With regard to latency, that's my understanding as well, but like you I've had difficulty nailing down hard numbers.
WRT LPDDR and HBM total performance there is a nuance here. HBM has a very real advantage but
@leman is correct that you can build LPDDR with the same bandwidth as HBM3e, but there's a significant catch. Let's start with "can you do it?". Yes. You can see from above an LPDDR5x memory system like the M4 Max which has a 512bit bus delivers around half the bandwidth of an HBM3e stack which has a 1024bit bus (540GB/s vs 1.2TB/s) - so LPDDR5x on the same bus size would deliver very similar performance 1.08 TB/s vs 1.2 TB/s. Okay the HBM is better but not by much and LPDDR6 probably catches up if not surpasses it on the same bus size. (HBM3/HBM3e data rate per pin is about 6.4/9.8Gbps while LPDDR5/6 is about 8.5/10.6Gbps).

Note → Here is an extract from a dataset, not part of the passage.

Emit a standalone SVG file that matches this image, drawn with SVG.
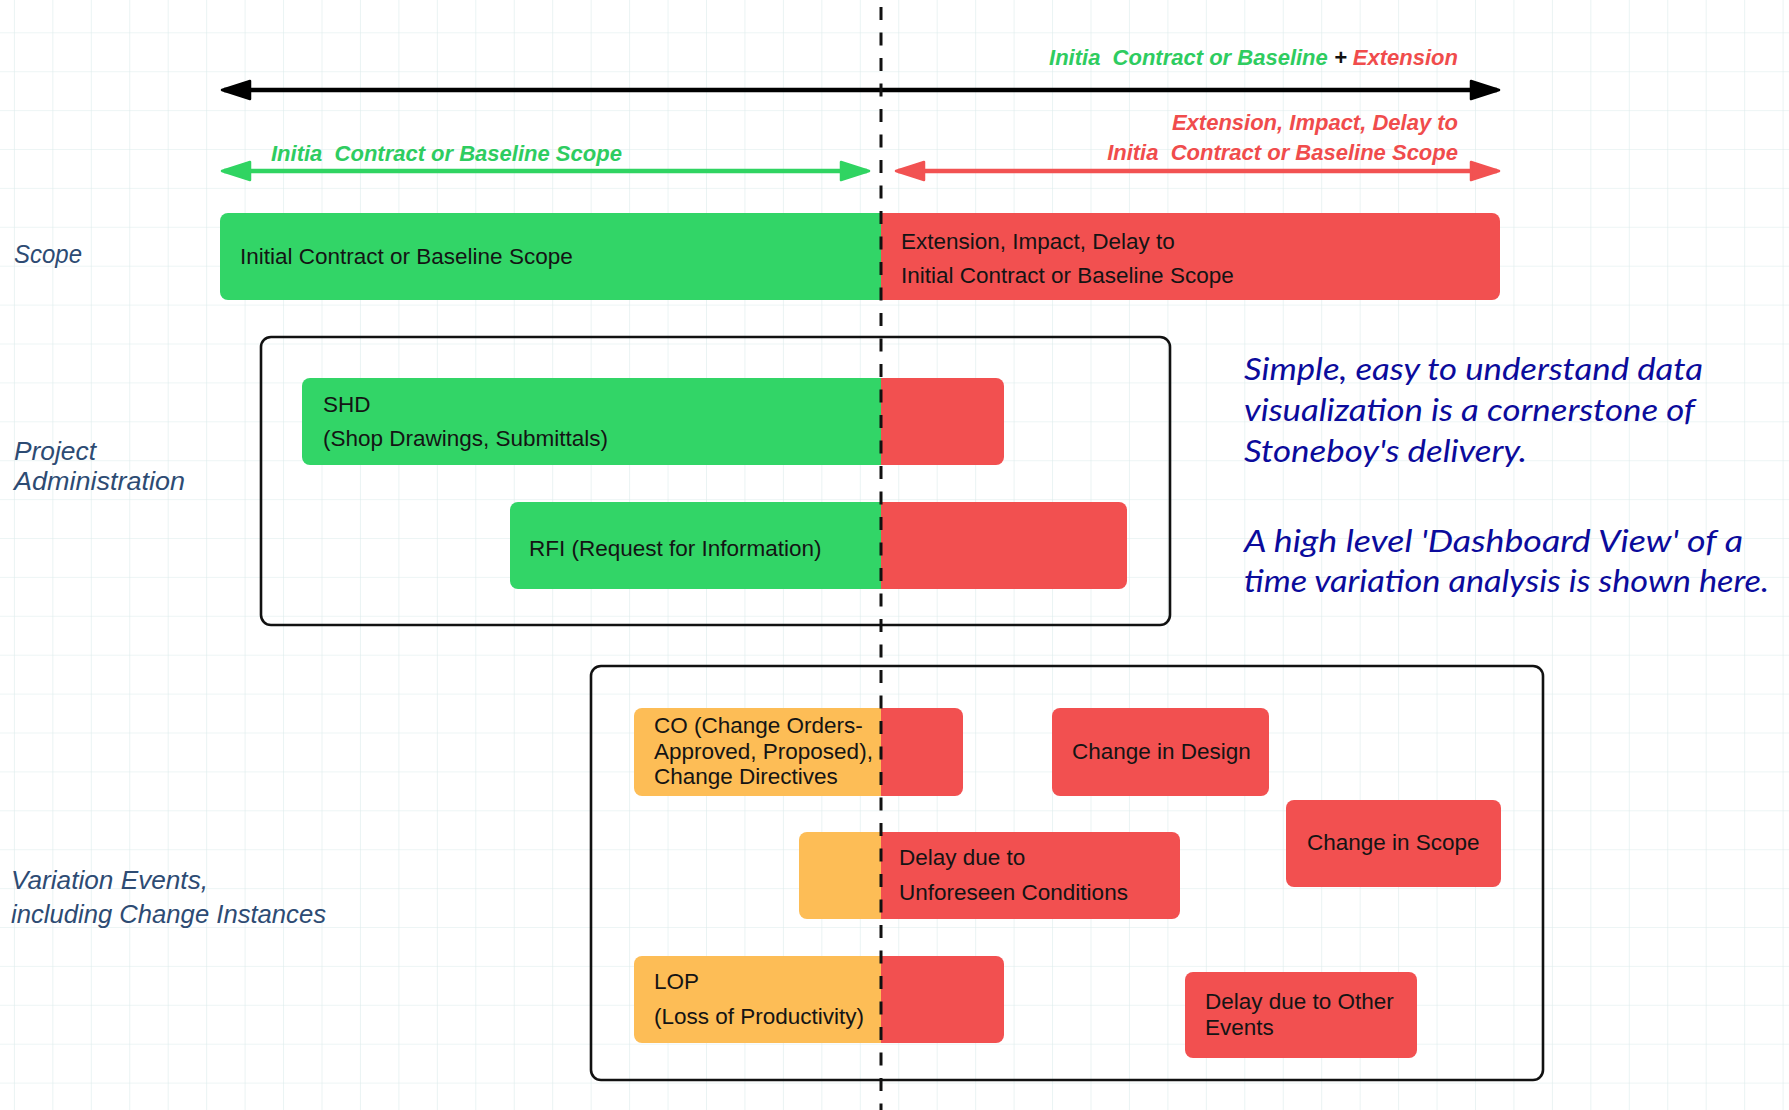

So let's reverse my question from earlier, why use HBM at all if it is so expensive and the bandwidth gains seemingly so minor? In addition to my suspicion that HBM is slightly more power efficient at those bandwidths it is because I've left out a really important detail - space. To fill a 1024bit bus with LPDDR5X modules requires 16 such modules - that not only takes up a lot of room, but even worse, just like the minimum HBM stack size is no use for smaller chips, the minimum LPDDR5X module with full bandwidth I believe is 6GB. (I believe 2GB modules are offered but at reduced bandwidth, single data package/rank, while the minimum Apple offers at the max bandwidth is 6GB and I
think that is indeed it). Let's assume it is 6GB. That means in order to provide 1.08TB/s of bandwidth from LPDDR5x you would have to have a minimum of 96GB of RAM from 16 modules. HBM3e can provide that level of bandwidth in a single stack of 24GB. That's the HBM advantage and why people build with it.
So you can in theory build an LPDDR system with as much bandwidth as an HBM3e system, as long as you are willing to provide that much more base RAM and pay the cost in package size. So in theory if Apple wanted to provide 5TB/s (matching Grace Hopper but Blackwell) levels of bandwidth - the system would have to have a minimum 480GB of LPDDR RAM - this isn't completely crazy as Grace Hopper in fact comes with that amount of LPDDR memory on top of the 100+GB of HBM3/e memory (Nvidia uses a smaller LPDDR bus size since it is feeding the CPU, it doesn't need that level of bandwidth, GH's CPU bandwidth is 500GB/s as opposed to 5TB/s). However, as per my arguments in the rest of the thread, I'm not sure Apple will be building an individual chip quite that size to be honest and I'm not sure how you would distribute that over interconnects or even what Apple's interconnect speed will be. Also, how $costs compare at that point to just using HBM I'm not sure and might depend on whether or not you are measuring $/GB or $/TB/s. My suspicion is that LPDDR would be much better in $/GB but worse in $/TB/s. Further, I'm not sure if there are limits to how many LPDDR modules/HBM stacks are possible in a single system or if the limit is just space and money.
*****
As an aside, this (which I assume is still in the development stage) looks intriguing:
en.wikipedia.org
HBM-PIM
In February 2021,
Samsung announced the development of HBM with processing-in-memory (PIM). This new memory brings AI computing capabilities inside the memory, to increase the large-scale processing of data. A DRAM-optimised AI engine is placed inside each memory bank to enable parallel processing and minimise data movement. Samsung claims this will deliver twice the system performance and reduce energy consumption by more than 70%, while not requiring any hardware or software changes to the rest of the system.
[49]
Aye, there is a lot of cool stuff about doing in-memory computation. That's beyond me, but people seem excited by some of the possibilities.